Another factor that triggers IKL was found rooted in individual incentives. However, the academic literature fails to provide a detailed study on this matter. A report suggested that internal employee fraud produces one of the most significant information leakage risk faced by organizations (Faisal et al. 2007). Employees might leak the organizations’ confidential information to outsiders when incentives are offered (Faisal et al. 2007). As a result, rivals in the market could manipulate employees from a different organization to divulge crucial trade secrets. These trade secrets are particularly useful for SMEs to gain further competitive advantage and advancing rapidly in their respective field.

2.2 Unintentional leakage

2.2.1 IKL through interactions in outsourcing activities

Several studies (Ho 2009; Baccara 2007) found that outsourcing activities, especially R&D outsourcing, expose organizations to significant leakage of valuable company secrets to outsiders. Outsourcing providers or contractors in R&D are in a position to manipulate and sell the innovation developed in their business to other competitors which would affect the competitiveness of the incumbent firm. Ho (2009) highlighted that non-disclosure agreement or contract is vitally useful in protecting the intellectual property of any firm involved in strategic outsourcing activities. A leakage-free R&D contract model is proposed by Ho (2009) to protect the confidentiality of the information associated to any new inventions.

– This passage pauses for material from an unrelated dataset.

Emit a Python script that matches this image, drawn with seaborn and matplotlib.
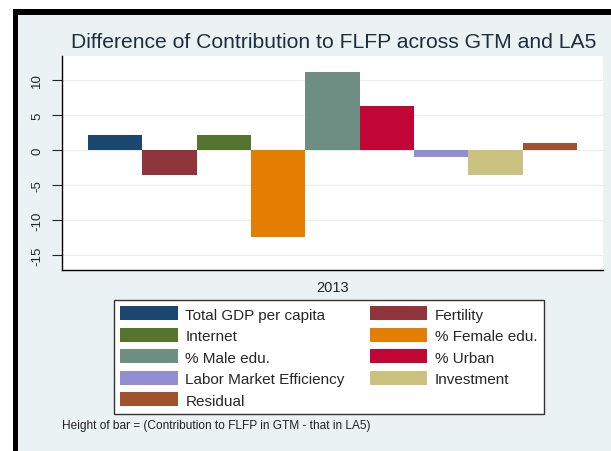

In addition, both studies argued that there is a great potential for organisations to lose their critical skills and competitive advantage to competitors when collaborating extensively in supply chain management and forging strategic outsourcing (Bonte and Wiethaus 2007; Faisal et al. 2007). In addition, traditional cost consideration in strategic outsourcing is no longer the main concern because the measures needed to retain a firm’s competitiveness principally to protecting its ability to compete in the rapidly evolving market conditions are more important to them (Bonte and Wiethaus 2007). Faisal et al. (2007) reported that the greater the uniqueness of the competence of a firm, the greater the stringent measures required to protect it.

Hoecht and Trott (2006a and 2006b) claimed that legal contracts may only offer short-term protection to a firm’s information and knowledge. Baccara (2007) stressed that close relationships with external contractors and service providers could result in unintentional information leakage. Hence, unless deep trust and strong social ties are established between firms, those companies with unique competence should limit their involvement in any outsourcing activities to prevent losing valuable knowledge and information to external parties (Hoecht and Trott 2006a, b).

Faisal et al. (2007) stated that IT outsourcing is widely practised to enhance performance. A survey shows there is a trend to increase internet outsourcing (Amaratunga et al. 2002), thus affirming the claim made by Faisal et al. (2007). Nevertheless, there are several risks associated with IT outsourcing e.g., information security and loss of control. Since IT in this modern day is advancing rapidly, the risk of information leakage is alarming. Such rapid advancement in IT has made it difficult for practitioners to detect the occurrence of information leakage.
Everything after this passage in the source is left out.